Défaillance de l’agent des sûretés

En l’absence de stipulation dans l’acte visant les modalités de remplacement de l’agent des sûretés, et si celui-ci manque à ses devoirs ou fait l’objet d’une procédure collective ou de rétablissement professionnel, tout créancier bénéficiaire des sûretés et garanties pourra demander en justice la désignation d’un agent des sûretés provisoire ou son remplacement définitif[x]. Le cas échéant, s’opèrera de plein droit la transmission du patrimoine affecté au nouvel agent des sûretés.

Régime de responsabilité de l’agent des sûretés

L’agent des sûretés est responsable des fautes commises dans l’accomplissement de sa mission conformément au droit commun de la responsabilité civile. A l’exception de toute faute lourde ou dolosive, et sous réserve que le manquement concerné ne prive pas de sa substance les obligations essentielles de l’agent des sûretés[xi], la responsabilité contractuelle[xii] de ce dernier pourra être limitée à travers une clause limitative de responsabilité. L’agent des sûretés engagera par ailleurs, son propre patrimoine, pour tout manquement à ses obligations et/ou fautes commises dans l’accomplissement de sa mission.

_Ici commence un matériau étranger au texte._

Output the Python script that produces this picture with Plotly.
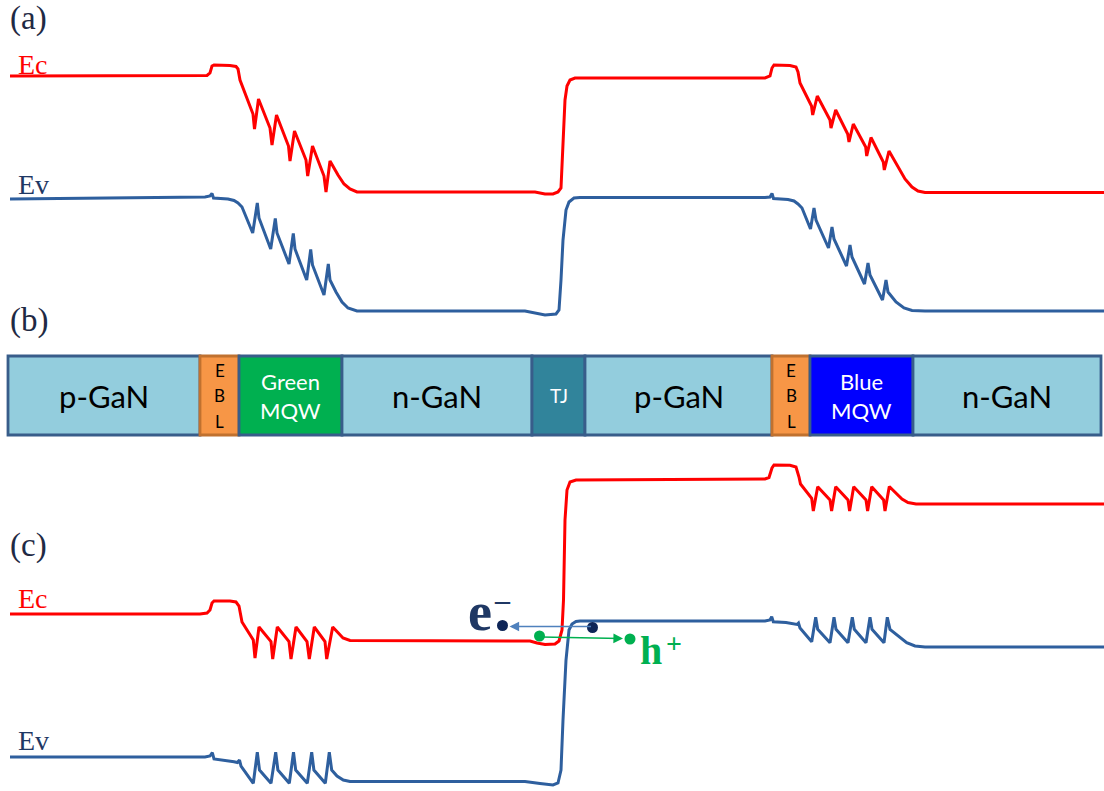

Le législateur français ouvre avec ce nouveau corpus législatif une nouvelle brèche pour développer et assouplir le financement syndiqué en droit Français. Il sera intéressant d’observer dans les mois à venir si les praticiens répondent favorablement à ce nouveau mécanisme et plus particulièrement s’il parvient à restaurer l’attractivité du droit français pour les financements syndiqués dans le cadre d’opérations transnationales.